Les sociétés de services présentent une structure de coûts différente des entreprises de production. La principale charge variable est généralement constituée par les coûts de personnel directement lié à la prestation de services. Le calcul du seuil de rentabilité doit donc être adapté à ces spécificités.

Dans ce secteur, le seuil de rentabilité s’exprime souvent en nombre d’heures facturables ou en taux d’occupation des ressources. Par exemple, un cabinet de conseil pourra déterminer le nombre d’heures que chaque consultant doit facturer pour atteindre la rentabilité, tandis qu’un hôtel calculera son taux d’occupation minimal.

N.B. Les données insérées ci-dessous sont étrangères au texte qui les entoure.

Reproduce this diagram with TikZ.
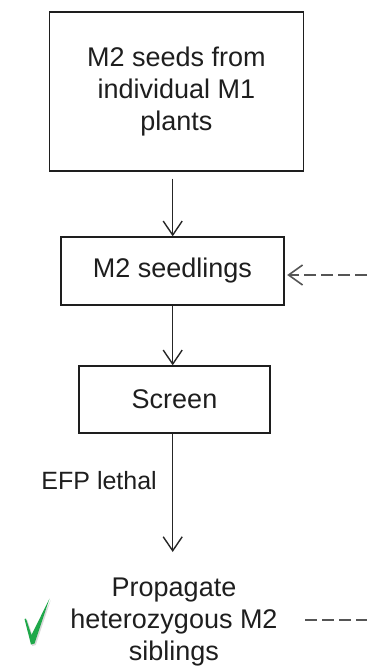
\documentclass[tikz,border=0pt]{standalone}
\usepackage{fontspec}
\setmainfont{Liberation Sans}
\usetikzlibrary{arrows.meta,calc}
\definecolor{inkgray}{HTML}{1E1E1E}
\definecolor{linkgray}{HTML}{262626}
\definecolor{dashgray}{HTML}{555555}
\definecolor{tickgreen}{HTML}{1FA84A}
\tikzset{
  stepbox/.style={draw=inkgray, line width=1.4pt, inner sep=0pt, align=center,
    text=inkgray, font=\fontsize{27}{32}\selectfont},
  plaintext/.style={inner sep=0pt, align=center, text=inkgray,
    font=\fontsize{27}{32}\selectfont},
  flow/.style={draw=linkgray, line width=1.5pt,
    -{Straight Barb[length=14pt,width=19pt,line width=1.4pt]}},
  loopback/.style={draw=dashgray, line width=2pt, dash pattern=on 12pt off 5pt},
}
\begin{document}
\begin{tikzpicture}[x=1pt,y=-1pt]
\useasboundingbox (0,0) rectangle (367,666);

% boxes of the flow
\node[stepbox, minimum width=254pt, minimum height=159pt] (seeds) at (176.3,91.5)
  {M2 seeds from\\individual M1\\plants};
\node[stepbox, minimum width=223pt, minimum height=68pt] (seedlings) at (172.5,271)
  {M2 seedlings};
\node[stepbox, minimum width=191pt, minimum height=67pt] (screen) at (174.5,399.5)
  {Screen};
\node[plaintext] (propagate) at (174,621.7)
  {Propagate\\heterozygous M2\\siblings};

% helper points
\coordinate (axis) at (172.7,0);
\coordinate (tip) at (172.7,552);
\coordinate (retIn) at (367,275);
\coordinate (retOut) at (305,619.5);
\coordinate (retEnd) at (367,619.5);

% solid connectors
\draw[flow] ([yshift=-7pt]seeds.south -| axis) -- (seedlings.north -| axis);
\draw[flow] (seedlings.south -| axis) -- (screen.north -| axis);
\draw[flow] (screen.south -| axis) -- (tip);
\node[anchor=base east, inner sep=0pt, text=inkgray,
  font=\fontsize{25}{30}\selectfont] (lethal) at (157,489.3) {EFP lethal};

% dashed loop back to the seedlings
\draw[loopback, -{Straight Barb[length=14pt,width=20pt,line width=1.6pt]}, shorten >=2.5pt]
  (retIn) -- (retIn -| seedlings.east);
\draw[loopback] (retOut) -- (retEnd);

% tick mark with a faint shadow
\fill[black!25, opacity=0.6]
  (25.8,620.5) -- (32.3,646) -- (35.8,645) -- (50.8,600) -- (32.8,636.5) -- (27.3,620) -- cycle;
\fill[tickgreen]
  (24.5,619) -- (31,644.5) -- (34.5,643.5) -- (49.5,598.5) -- (31.5,635) -- (26,618.5) -- cycle;
\end{tikzpicture}
\end{document}
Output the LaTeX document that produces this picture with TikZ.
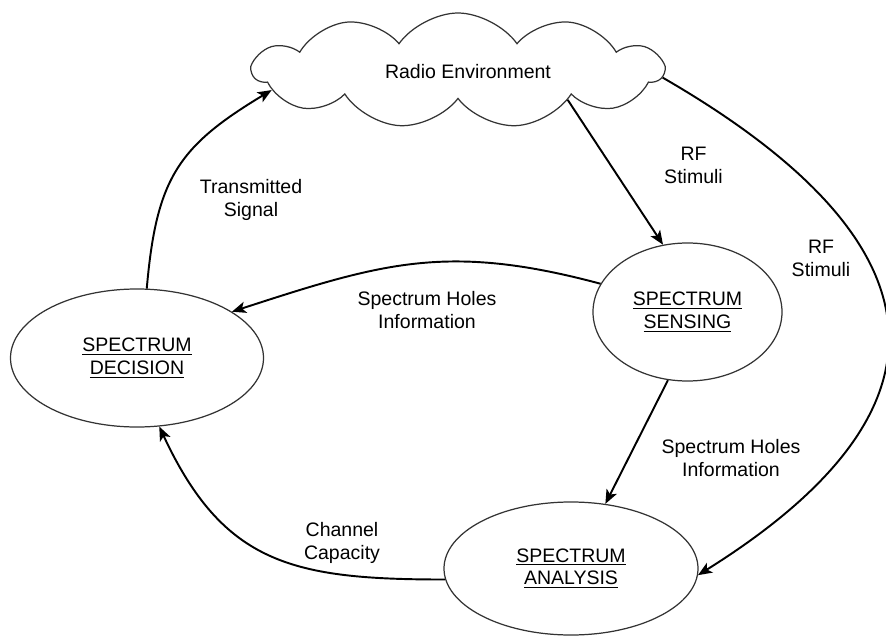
\documentclass[tikz,border=0pt]{standalone}
\usepackage{fontspec}
\setmainfont{Liberation Sans}
\usetikzlibrary{shapes.geometric,shapes.symbols,arrows.meta}

\begin{document}
\begin{tikzpicture}[
    font=\fontsize{11.1}{13}\selectfont,
    state/.style={draw=black!80, line width=0.7pt, ellipse, align=center, inner sep=0pt},
    lbl/.style={align=center, inner sep=0pt},
    arr/.style={line width=1.1pt, -{Stealth[length=8pt, width=6.5pt, inset=2pt]}}]
    \useasboundingbox (0,0) rectangle (17.72,12.72);

    % environment and the three functions
    \node[draw=black!80, line width=0.7pt, cloud, cloud puffs=11, cloud puff arc=110, aspect=3.5,
          minimum width=8.2cm, minimum height=2.3cm] (env) at (9.16,11.31) {};
    \node[lbl] (envtxt) at (9.36,11.28) {Radio Environment};
    \node[state, minimum width=5.06cm, minimum height=2.76cm] (dec) at (2.74,5.56) {\underline{SPECTRUM}\\\underline{DECISION}};
    \node[state, minimum width=3.78cm, minimum height=2.76cm] (sens) at (13.75,6.48) {\underline{SPECTRUM}\\\underline{SENSING}};
    \node[state, minimum width=5.08cm, minimum height=2.66cm] (ana) at (11.42,1.35) {\underline{SPECTRUM}\\\underline{ANALYSIS}};

    % edge labels
    \node[lbl] (tx) at (5.02,8.72) {Transmitted\\Signal};
    \node[lbl] (rf1) at (13.87,9.41) {RF\\Stimuli};
    \node[lbl] (rf2) at (16.42,7.56) {RF\\Stimuli};
    \node[lbl] (holes1) at (8.54,6.52) {Spectrum Holes\\Information};
    \node[lbl] (holes2) at (14.62,3.56) {Spectrum Holes\\Information};
    \node[lbl] (cap) at (6.84,1.86) {Channel\\Capacity};

    % straight arrows
    \foreach \i/\j in {env.-15/sens.110, sens.254/ana.62}
        \draw[arr] (\i) -- (\j);

    % curved arrows
    \draw[arr] (sens.162) to[out=165, in=18, looseness=1.1] (dec.26);
    \draw[arr] (dec.82) to[out=85, in=211, looseness=1.2] (env.186);
    \draw[arr] (env.-2) to[out=-30, in=32, looseness=1.65] (ana.-3);
    \draw[arr] (ana.185) to[out=180, in=295, looseness=1.2] (dec.288);
\end{tikzpicture}
\end{document}
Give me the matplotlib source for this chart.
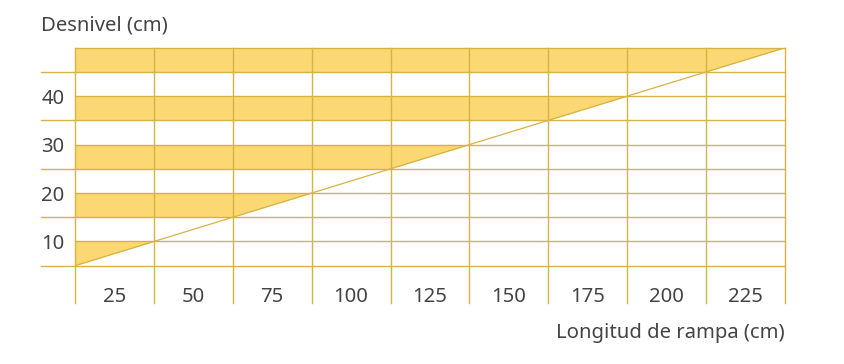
import numpy as np
import matplotlib
matplotlib.use("Agg")
import matplotlib.pyplot as plt

# column labels (ramp length, cm) and row labels (height, cm)
x_labels = [25, 50, 75, 100, 125, 150, 175, 200, 225]
y_labels = [10, 20, 30, 40]

# grid boundaries
x_edges = [12.5, 37.5, 62.5, 87.5, 112.5, 137.5, 162.5, 187.5, 212.5, 237.5]
y_edges = [5, 10, 15, 20, 25, 30, 35, 40, 45, 50]

# filled bands (lower, upper)
bands = [(5, 10), (15, 20), (25, 30), (35, 40), (45, 50)]

# diagonal slope line
ramp_x = [12.5, 237.5]
ramp_y = [5, 50]

fill_col = "#FCD874"
line_col = "#D6B345"
text_col = "#444444"

W, H = 845, 364
fig = plt.figure(figsize=(W / 100, H / 100), dpi=100)
plt.rcParams['font.family'] = ['Noto Sans', 'DejaVu Sans']

# axes box in pixels: left 75, right 785, top 47.7, bottom 265.7
x0, x1, yt, yb = 75, 785, 47.7, 265.7
ax = fig.add_axes([x0 / W, 1 - yb / H, (x1 - x0) / W, (yb - yt) / H])
ax.set_xlim(x_edges[0], x_edges[-1])
ax.set_ylim(y_edges[0], y_edges[-1])
for s in ax.spines.values():
    s.set_visible(False)

xs = np.array(x_edges)
line_y = np.interp(xs, ramp_x, ramp_y)
for lo, hi in bands:
    ax.fill_between(xs, np.clip(line_y, lo, hi), hi, color=fill_col, lw=0, zorder=1)

# grid
y_bottom = -2.6   # vertical lines run down past the axis
x_left = 1.8      # tick marks to the left
for xv in x_edges:
    ax.plot([xv, xv], [y_bottom, y_edges[-1]], color=line_col, lw=1.0, clip_on=False, zorder=2)
for yv in y_edges:
    if yv in y_labels or yv == y_edges[-1]:
        ax.plot([x_edges[0], x_edges[-1]], [yv, yv], color=line_col, lw=1.0, clip_on=False, zorder=2)
    else:
        ax.plot([x_left, x_edges[-1]], [yv, yv], color=line_col, lw=1.0, clip_on=False, zorder=2)

ax.plot(ramp_x, ramp_y, color=line_col, lw=0.9, zorder=3)

fs = 14.6
ax.set_xticks(x_labels)
ax.set_xticklabels([str(v) for v in x_labels])
ax.set_yticks(y_labels)
ax.set_yticklabels([str(v) for v in y_labels])
ax.tick_params(axis="x", length=0, pad=15, labelsize=fs, labelcolor=text_col)
ax.tick_params(axis="y", length=0, pad=7.5, labelsize=fs, labelcolor=text_col)

fig.text(41 / W, 1 - 25 / H, "Desnivel (cm)", ha="left", va="center",
         fontsize=fs, color=text_col)
fig.text(785 / W, 1 - 333 / H, "Longitud de rampa (cm)", ha="right", va="center",
         fontsize=fs, color=text_col)

fig.savefig("out.png", dpi=100)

Les charges fixes sont principalement composées des frais de structure (locaux, équipements informatiques, personnel administratif) tandis que les charges variables incluent les frais de déplacement, les commissions commerciales et parfois une partie des rémunérations (primes sur objectifs, intéressement).

Outils et logiciels facilitant le calcul

De nombreux outils numériques permettent aujourd’hui d’automatiser et de fiabiliser le calcul du seuil de rentabilité. Les tableurs comme Excel ou Google Sheets offrent des fonctionnalités de base pour créer des modèles de calcul personnalisés, mais il existe également des solutions plus sophistiquées.

Les logiciels de comptabilité modernes intègrent souvent des modules d’analyse financière permettant de calculer automatiquement le seuil de rentabilité à partir des données comptables. Ces outils permettent également de réaliser des simulations en faisant varier différents paramètres (prix de vente, structure de coûts, volume d’activité) pour analyser leur impact sur la rentabilité.

Détermination et interprétation du point mort

Le point mort en jours se calcule selon la formule suivante : Point mort = (Seuil de rentabilité × 360) / Chiffre d’affaires prévisionnel annuel. Ce calcul permet de déterminer à partir de quel jour de l’année l’entreprise commence à générer des bénéfices.

La précision de ce calcul dépend largement de la qualité des prévisions de chiffre d’affaires. Il est recommandé d’établir plusieurs scénarios (pessimiste, réaliste, optimiste) pour obtenir une fourchette de dates plutôt qu’une date unique.